§ DIRECTIONS FOR THIS TASK
Write out exactly, please, every line from the beginning of the entries to the line holding "ax.yaxis.label.set_va('center')", and no pictures.

_ _ _ _ _ _ _

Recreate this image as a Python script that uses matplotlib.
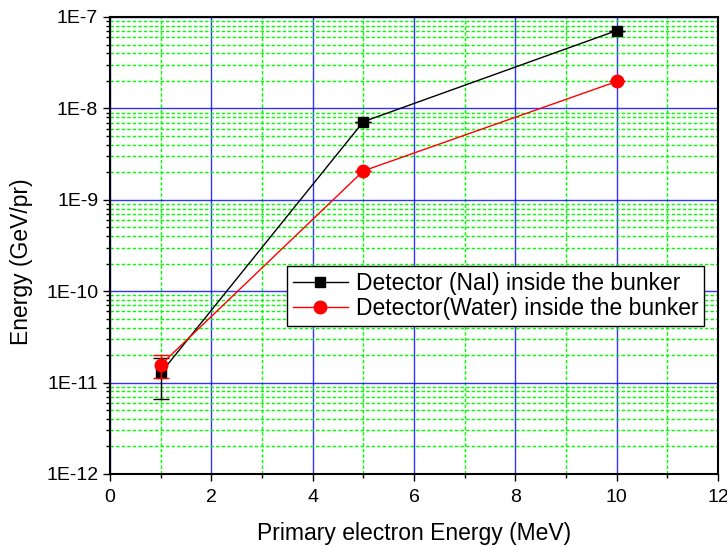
import numpy as np
import matplotlib
matplotlib.use("Agg")
import matplotlib.pyplot as plt
from matplotlib.ticker import FuncFormatter, LogLocator, MultipleLocator

plt.rcParams['font.family'] = ['Liberation Sans', 'DejaVu Sans']

x = [1, 5, 10]
nai = [1.27e-11, 7.15e-9, 7.1e-8]
nai_err = [6.1e-12, 0, 0]
water = [1.56e-11, 2.07e-9, 1.97e-8]
water_err = [4.5e-12, 0, 0]
label_nai = "Detector (NaI) inside the bunker"
label_water = "Detector(Water) inside the bunker"

fig = plt.figure(figsize=(7.27, 5.47), dpi=100)
ax = fig.add_axes([110/727, 1-474/547, 608/727, 457/547])

ax.set_yscale('log')
ax.set_xlim(0, 12)
ax.set_ylim(1e-12, 1e-7)

ax.xaxis.set_major_locator(MultipleLocator(2))
ax.xaxis.set_minor_locator(MultipleLocator(1))
ax.yaxis.set_major_locator(LogLocator(base=10, numticks=10))
ax.yaxis.set_minor_locator(LogLocator(base=10, subs=np.arange(2, 10), numticks=100))
ax.yaxis.set_major_formatter(FuncFormatter(lambda v, p: f"1E{int(round(np.log10(v)))}"))

ax.grid(which='major', color='#0000ff', linestyle='-', linewidth=1.0, alpha=0.8)
ax.grid(which='minor', color='#00ff00', linestyle='--', linewidth=1.0, dashes=(2.5, 1.5))
ax.set_axisbelow(True)

ax.errorbar(x, nai, yerr=nai_err, fmt='none', ecolor='black',
            capsize=6, elinewidth=1.0, capthick=1.0, zorder=3)
ax.errorbar(x, water, yerr=water_err, fmt='none', ecolor='red',
            capsize=6, elinewidth=1.0, capthick=1.0, zorder=4)
ax.plot(x, nai, color='black', marker='s', markersize=7.5, linewidth=1.0, label=label_nai, zorder=3)
ax.plot(x, water, color='red', marker='o', markersize=9, linewidth=1.0, label=label_water, zorder=4)

ax.tick_params(which='major', direction='out', length=5, width=1.0, labelsize=14, top=False, right=False)
ax.tick_params(which='minor', direction='out', length=3, width=1.0, top=False, right=False)
ax.tick_params(axis='x', which='major', pad=6)
for s in ax.spines.values():
    s.set_linewidth(1.5)

ax.set_xlabel("Primary electron Energy (MeV)", fontsize=16.5)
ax.xaxis.set_label_coords(0.5, -(540 - 474) / 457, transform=ax.transAxes)
ax.xaxis.label.set_va('baseline')
ax.set_ylabel("Energy (GeV/pr)", fontsize=16.5)
ax.yaxis.set_label_coords((22 - 110) / 608, (474 - 262) / 457, transform=ax.transAxes)
ax.yaxis.label.set_va('center')

leg = ax.legend(loc='upper right', bbox_to_anchor=(0.977, 0.455), borderaxespad=0,
                fontsize=16.5, fancybox=False, edgecolor='black', framealpha=1,
                handlelength=2.4, borderpad=0.25, labelspacing=0.1, handletextpad=0.35)
leg.get_frame().set_linewidth(1.0)

fig.savefig("out.png", dpi=100)
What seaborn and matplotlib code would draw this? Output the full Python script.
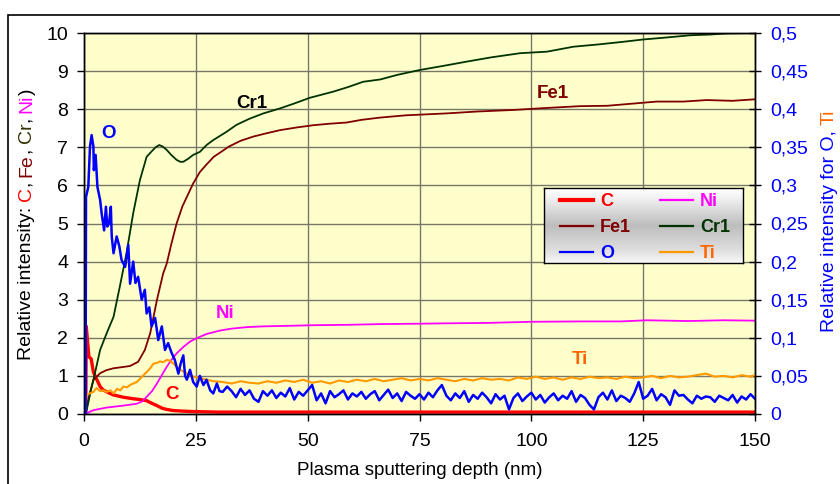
import numpy as np
import seaborn as sns
import matplotlib.pyplot as plt
from matplotlib.patches import Rectangle

plt.rcParams['font.family'] = ['Liberation Sans', 'DejaVu Sans']

# depth (nm) and intensities
c_depth = [0.4, 0.5, 0.8, 1.1, 1.6, 2.1, 2.8, 3.6, 4.3, 5.8, 6.6, 8.8, 11.0, 12.5, 14.0, 14.8,
           16.3, 17.5, 18.5, 20.0, 23.0, 25.9, 30, 50, 75, 100, 125, 150]
c_val = [0.0, 2.3, 1.9, 1.5, 1.45, 1.1, 0.92, 0.72, 0.63, 0.54, 0.50, 0.44, 0.40, 0.38, 0.35, 0.30,
         0.22, 0.15, 0.12, 0.09, 0.07, 0.06, 0.05, 0.05, 0.05, 0.05, 0.05, 0.05]

fe_depth = [0.3, 0.6, 1.2, 2.1, 3.6, 5.0, 6.6, 8.5, 10.3, 12.1, 13.6, 14.8, 16.3, 17.7, 18.5, 19.5,
            20.7, 22.0, 23.0, 24.4, 25.9, 27.4, 29, 30.4, 32.4, 35, 37.8, 40.5, 43.8, 47.5, 51.3,
            55, 58.7, 62, 66.2, 72, 81.1, 88, 96.0, 103, 110.9, 117, 122, 128, 134, 139.2, 145, 150]
fe_val = [0.0, 0.19, 0.5, 0.89, 1.07, 1.15, 1.2, 1.23, 1.26, 1.37, 1.68, 2.12, 2.99, 3.69, 3.95, 4.45,
          5.0, 5.45, 5.7, 6.05, 6.35, 6.55, 6.75, 6.86, 7.02, 7.17, 7.28, 7.36, 7.45, 7.52, 7.58,
          7.62, 7.65, 7.72, 7.78, 7.84, 7.89, 7.94, 7.98, 8.03, 8.08, 8.09, 8.14, 8.2, 8.2, 8.24, 8.22, 8.26]

cr_depth = [0.3, 0.6, 1.5, 2.5, 3.6, 5.0, 6.6, 8.0, 9.5, 11.0, 12.5, 14.0, 15.1, 16.0, 16.8, 17.6,
            18.5, 19.5, 20.7, 21.5, 22.2, 23.3, 24.4, 25.9, 27.4, 28.9, 30.4, 31.9, 34.1, 37, 40.1,
            43.8, 47, 50.5, 55.7, 59, 62.4, 66.2, 70, 75.1, 80, 85.6, 91, 97.5, 103.5, 109.4, 115,
            120.6, 125, 130, 135.5, 140, 143.7, 150]
cr_val = [0.0, 0.1, 0.6, 1.1, 1.68, 2.1, 2.55, 3.34, 4.22, 5.27, 6.14, 6.75, 6.89, 7.0, 7.06, 7.02,
          6.93, 6.8, 6.67, 6.62, 6.62, 6.70, 6.80, 6.88, 7.06, 7.19, 7.30, 7.41, 7.59, 7.75, 7.89,
          8.02, 8.15, 8.30, 8.46, 8.58, 8.72, 8.78, 8.90, 9.03, 9.13, 9.25, 9.36, 9.47, 9.51, 9.64, 9.70,
          9.77, 9.83, 9.88, 9.94, 9.96, 9.99, 10.0]

ni_depth = [0.3, 0.6, 2.1, 5.1, 8.8, 11.8, 13.0, 14.0, 15.2, 16.3, 17.4, 18.5, 19.6, 20.7, 22.2,
            23.7, 25.2, 27.4, 30.4, 33, 36.4, 40, 43.8, 51.3, 58.7, 66.2, 75, 81.1, 90, 99.7, 110.9,
            120, 125.8, 135, 143, 150]
ni_val = [0.0, 0.02, 0.10, 0.17, 0.22, 0.27, 0.33, 0.45, 0.60, 0.80, 1.02, 1.24, 1.43, 1.59, 1.76,
          1.9, 1.99, 2.1, 2.19, 2.24, 2.28, 2.30, 2.31, 2.33, 2.34, 2.36, 2.37, 2.38, 2.39, 2.42, 2.43,
          2.43, 2.46, 2.44, 2.46, 2.45]

# O and Ti on the right axis
o_depth = [0.35, 0.45, 0.96, 1.34, 1.7, 2.1, 2.2, 2.6, 3.0, 3.6, 3.95, 4.5, 4.9, 5.2, 5.6, 6.0, 6.2,
           6.6, 7.3, 7.9, 8.4, 9.2, 9.9, 10.3, 11.0, 11.5, 12.1, 12.9, 13.6, 14.0, 14.6, 15.1, 15.9,
           16.6, 17.4, 18.1, 18.8, 19.6, 20.3, 21.1, 21.6, 22.2, 22.6, 23.0, 23.7, 24.4, 25.2, 25.9,
           26.7, 27.4, 28.2, 28.9, 29.7, 30.3] + list(range(31, 151))
o_val = [0.0, 0.285, 0.298, 0.351, 0.366, 0.351, 0.320, 0.340, 0.298, 0.281, 0.263, 0.241, 0.272,
         0.246, 0.250, 0.272, 0.233, 0.211, 0.233, 0.220, 0.202, 0.193, 0.222, 0.171, 0.200, 0.172,
         0.180, 0.150, 0.163, 0.132, 0.140, 0.115, 0.126, 0.097, 0.115, 0.084, 0.093, 0.080, 0.071,
         0.053, 0.066, 0.077, 0.050, 0.045, 0.058, 0.042, 0.036, 0.050, 0.038, 0.045, 0.031, 0.027,
         0.040, 0.030,
         0.029, 0.036, 0.030, 0.022, 0.033, 0.025, 0.031, 0.020, 0.016, 0.030,
         0.024, 0.031, 0.021, 0.028, 0.023, 0.034, 0.019, 0.029, 0.024, 0.031,
         0.038, 0.018, 0.027, 0.014, 0.030, 0.022, 0.026, 0.031, 0.019, 0.027,
         0.023, 0.029, 0.020, 0.026, 0.030, 0.018, 0.025, 0.032, 0.021, 0.027,
         0.017, 0.029, 0.024, 0.020, 0.026, 0.019, 0.028, 0.022, 0.031, 0.038,
         0.024, 0.018, 0.027, 0.021, 0.030, 0.016, 0.025, 0.020, 0.028, 0.022,
         0.014, 0.026, 0.019, 0.024, 0.006, 0.021, 0.027, 0.017, 0.023, 0.028,
         0.019, 0.025, 0.015, 0.022, 0.027, 0.018, 0.024, 0.020, 0.030, 0.016,
         0.025, 0.021, 0.012, 0.006, 0.022, 0.028, 0.019, 0.031, 0.017, 0.024,
         0.021, 0.016, 0.027, 0.042, 0.020, 0.024, 0.033, 0.018, 0.026, 0.022,
         0.012, 0.031, 0.024, 0.025, 0.019, 0.014, 0.024, 0.020, 0.023, 0.022,
         0.016, 0.024, 0.021, 0.018, 0.025, 0.015, 0.023, 0.019, 0.026, 0.020]

ti_depth = [0.3, 0.5, 1.3, 2.1, 2.8, 3.6, 4.4, 5.1, 5.9, 6.6, 7.4, 8.1, 8.8, 9.6, 10.3, 11.0, 11.8,
            12.5, 13.3, 14.0, 14.8, 15.5, 16.3, 17.0, 17.7, 18.5, 19.2, 20.0, 20.7, 21.5, 22.2, 23.0,
            23.7, 24.4, 25.9, 27.4, 29, 31, 33, 35, 37, 39, 41, 43, 45, 47, 49, 51, 53, 55, 57, 59,
            61, 63, 65, 67, 69, 71, 73, 75, 77, 79, 81, 83, 85, 87, 89, 91, 93, 95, 97, 99, 101, 103,
            105, 107, 109, 111, 113, 115, 117, 119, 121, 123, 125, 127, 129, 131, 133, 135, 137, 139,
            141, 143, 145, 147, 149, 150]
ti_val = [0.0, 0.025, 0.027, 0.029, 0.034, 0.030, 0.031, 0.029, 0.031, 0.027, 0.033, 0.031, 0.036,
          0.035, 0.038, 0.040, 0.042, 0.046, 0.051, 0.055, 0.060, 0.066, 0.067, 0.069, 0.068, 0.071,
          0.070, 0.066, 0.062, 0.058, 0.056, 0.053, 0.051, 0.049, 0.047, 0.045, 0.043, 0.042, 0.040,
          0.043, 0.041, 0.040, 0.043, 0.041, 0.044, 0.042, 0.045, 0.041, 0.043, 0.040, 0.044, 0.042,
          0.045, 0.043, 0.046, 0.043, 0.045, 0.047, 0.044, 0.046, 0.044, 0.047, 0.045, 0.043, 0.046,
          0.044, 0.047, 0.045, 0.046, 0.044, 0.048, 0.046, 0.049, 0.046, 0.048, 0.045, 0.048, 0.046,
          0.049, 0.047, 0.048, 0.046, 0.049, 0.047, 0.048, 0.050, 0.047, 0.050, 0.048, 0.049, 0.051,
          0.053, 0.049, 0.050, 0.048, 0.051, 0.049, 0.051]

x_ticks = [0, 25, 50, 75, 100, 125, 150]
left_ticks = [0, 1, 2, 3, 4, 5, 6, 7, 8, 9, 10]
right_ticks = [0, 0.05, 0.1, 0.15, 0.2, 0.25, 0.3, 0.35, 0.4, 0.45, 0.5]
right_tick_labels = ['0', '0,05', '0,1', '0,15', '0,2', '0,25', '0,3', '0,35', '0,4', '0,45', '0,5']

RED, FE, CR, NI, BLUE, TI = '#FF0000', '#800000', '#003300', '#FF00FF', '#0000FF', '#FF9900'

W, H = 840, 484
fig = plt.figure(figsize=(W / 100, H / 100), dpi=100)
ax = fig.add_axes([84 / W, (H - 414) / H, 671 / W, 381 / H])
ax2 = ax.twinx()
ax.set_facecolor('#FFFFCC')

handles = {}
for name, xs, ys, col, lw, a in [('C', c_depth, c_val, RED, 2.4, ax),
                                 ('Fe1', fe_depth, fe_val, FE, 1.3, ax),
                                 ('Cr1', cr_depth, cr_val, CR, 1.3, ax),
                                 ('Ni', ni_depth, ni_val, NI, 1.3, ax),
                                 ('Ti', ti_depth, ti_val, TI, 1.5, ax2),
                                 ('O', o_depth, o_val, BLUE, 1.8, ax2)]:
    sns.lineplot(x=xs, y=ys, ax=a, color=col, linewidth=lw, legend=False)
    handles[name] = a.lines[-1]

ax.set_xlim(0, 150)
ax.set_ylim(0, 10)
ax2.set_ylim(0, 0.5)
ax.set_xticks(x_ticks)
ax.set_yticks(left_ticks)
ax2.set_yticks(right_ticks)
ax2.set_yticklabels(right_tick_labels)
ax.grid(True, color='#77776a', linewidth=1)
ax.set_axisbelow(True)
ax.tick_params(axis='y', direction='out', length=5, width=1, labelsize=14, pad=6.5)
ax.tick_params(axis='x', direction='out', length=5, width=1, labelsize=14, pad=9)
ax2.tick_params(axis='y', direction='inout', length=8.6, width=1, labelsize=14, pad=6.5,
                labelcolor=BLUE)
for a in (ax, ax2):
    for s in a.spines.values():
        s.set_color('black')
        s.set_linewidth(1)
ax.set_xlabel('Plasma sputtering depth (nm)', fontsize=13.5)
ax.xaxis.set_label_coords(0.5, -0.125)
ax.set_ylabel('')
ax2.set_ylabel('')

# curve labels
ax.text(5.4, 7.37, 'O', color=BLUE, fontsize=13.5, fontweight='bold', ha='center', va='center')
ax.text(37.5, 8.15, 'Cr1', color='black', fontsize=13.5, fontweight='bold', ha='center', va='center')
ax.text(104.9, 8.42, 'Fe1', color=FE, fontsize=13.5, fontweight='bold', ha='center', va='center')
ax.text(31.5, 2.64, 'Ni', color=NI, fontsize=13.5, fontweight='bold', ha='center', va='center')
ax.text(110.9, 1.42, 'Ti', color='#FF6600', fontsize=13.5, fontweight='bold', ha='center', va='center')
ax.text(19.6, 0.5, 'C', color=RED, fontsize=13.5, fontweight='bold', ha='center', va='center')

# multi-coloured rotated axis titles
fig.canvas.draw()
renderer = fig.canvas.get_renderer()


def width_of(s, size):
    t = fig.text(0, 0, s, fontsize=size)
    w = t.get_window_extent(renderer).width
    t.remove()
    return w


def coloured_label(pieces, x_px, yc_px, size):
    full = ''.join(p for p, _ in pieces)
    total = width_of(full + 'X', size) - width_of('X', size)
    y0 = (H - yc_px) - total / 2
    prefix = ''
    for p, col in pieces:
        off = width_of(prefix + 'X', size) - width_of('X', size) if prefix else 0
        fig.text(x_px / W, (y0 + off) / H, p, color=col, fontsize=size, rotation=90,
                 ha='center', va='bottom')
        prefix += p


coloured_label([('Relative intensity: ', 'black'), ('C', RED), (', ', 'black'), ('Fe', FE),
                (', ', 'black'), ('Cr', '#333300'), (', ', 'black'), ('Ni', NI), (')', 'black')],
               27, 224, 14)
coloured_label([('Relative intensity for O, ', BLUE), ('Ti', '#FF6600')], 829, 221, 14)

# legend with grey gradient box
gax = fig.add_axes([544 / W, (H - 263) / H, 199 / W, 75 / H], zorder=3)
yy = np.linspace(0, 1, 100)
shade = np.interp(yy, [0, 0.12, 0.5, 0.85, 1], [1.0, 0.95, 0.74, 0.88, 0.97])
gax.imshow(shade[:, None], cmap='gray', vmin=0, vmax=1, aspect='auto',
           extent=[0, 1, 1, 0])
gax.set_xticks([])
gax.set_yticks([])
for s in gax.spines.values():
    s.set_color('black')
    s.set_linewidth(1)

order = ['C', 'Fe1', 'O', 'Ni', 'Cr1', 'Ti']
leg = fig.legend([handles[k] for k in order], order, ncol=2, loc='upper left',
                 bbox_to_anchor=(560 / W, (H - 193) / H), frameon=False, borderpad=0,
                 borderaxespad=0, handlelength=1.83, handletextpad=0.39,
                 columnspacing=1.6, labelspacing=0.5,
                 prop={'weight': 'bold', 'size': 13})
leg.set_zorder(5)
for txt, k in zip(leg.get_texts(), order):
    txt.set_color({'C': RED, 'Fe1': FE, 'O': BLUE, 'Ni': NI, 'Cr1': CR, 'Ti': '#FF6600'}[k])
for ln, k in zip(leg.get_lines(), order):
    ln.set_linewidth(3 if k == 'C' else 1.6)

fig.patches.append(Rectangle((8 / W, -0.1), 1.2, (H - 15) / H + 0.1, transform=fig.transFigure,
                             fill=False, edgecolor='black', linewidth=1.2))

fig.savefig('out.png', dpi=100)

_ _ _ _ _ _ _

§ EXPECTED ANSWER
Recreate this image as a Python script that uses matplotlib.
import numpy as np
import matplotlib
matplotlib.use("Agg")
import matplotlib.pyplot as plt
from matplotlib.ticker import FuncFormatter, LogLocator, MultipleLocator

plt.rcParams['font.family'] = ['Liberation Sans', 'DejaVu Sans']

x = [1, 5, 10]
nai = [1.27e-11, 7.15e-9, 7.1e-8]
nai_err = [6.1e-12, 0, 0]
water = [1.56e-11, 2.07e-9, 1.97e-8]
water_err = [4.5e-12, 0, 0]
label_nai = "Detector (NaI) inside the bunker"
label_water = "Detector(Water) inside the bunker"

fig = plt.figure(figsize=(7.27, 5.47), dpi=100)
ax = fig.add_axes([110/727, 1-474/547, 608/727, 457/547])

ax.set_yscale('log')
ax.set_xlim(0, 12)
ax.set_ylim(1e-12, 1e-7)

ax.xaxis.set_major_locator(MultipleLocator(2))
ax.xaxis.set_minor_locator(MultipleLocator(1))
ax.yaxis.set_major_locator(LogLocator(base=10, numticks=10))
ax.yaxis.set_minor_locator(LogLocator(base=10, subs=np.arange(2, 10), numticks=100))
ax.yaxis.set_major_formatter(FuncFormatter(lambda v, p: f"1E{int(round(np.log10(v)))}"))

ax.grid(which='major', color='#0000ff', linestyle='-', linewidth=1.0, alpha=0.8)
ax.grid(which='minor', color='#00ff00', linestyle='--', linewidth=1.0, dashes=(2.5, 1.5))
ax.set_axisbelow(True)

ax.errorbar(x, nai, yerr=nai_err, fmt='none', ecolor='black',
            capsize=6, elinewidth=1.0, capthick=1.0, zorder=3)
ax.errorbar(x, water, yerr=water_err, fmt='none', ecolor='red',
            capsize=6, elinewidth=1.0, capthick=1.0, zorder=4)
ax.plot(x, nai, color='black', marker='s', markersize=7.5, linewidth=1.0, label=label_nai, zorder=3)
ax.plot(x, water, color='red', marker='o', markersize=9, linewidth=1.0, label=label_water, zorder=4)

ax.tick_params(which='major', direction='out', length=5, width=1.0, labelsize=14, top=False, right=False)
ax.tick_params(which='minor', direction='out', length=3, width=1.0, top=False, right=False)
ax.tick_params(axis='x', which='major', pad=6)
for s in ax.spines.values():
    s.set_linewidth(1.5)

ax.set_xlabel("Primary electron Energy (MeV)", fontsize=16.5)
ax.xaxis.set_label_coords(0.5, -(540 - 474) / 457, transform=ax.transAxes)
ax.xaxis.label.set_va('baseline')
ax.set_ylabel("Energy (GeV/pr)", fontsize=16.5)
ax.yaxis.set_label_coords((22 - 110) / 608, (474 - 262) / 457, transform=ax.transAxes)
ax.yaxis.label.set_va('center')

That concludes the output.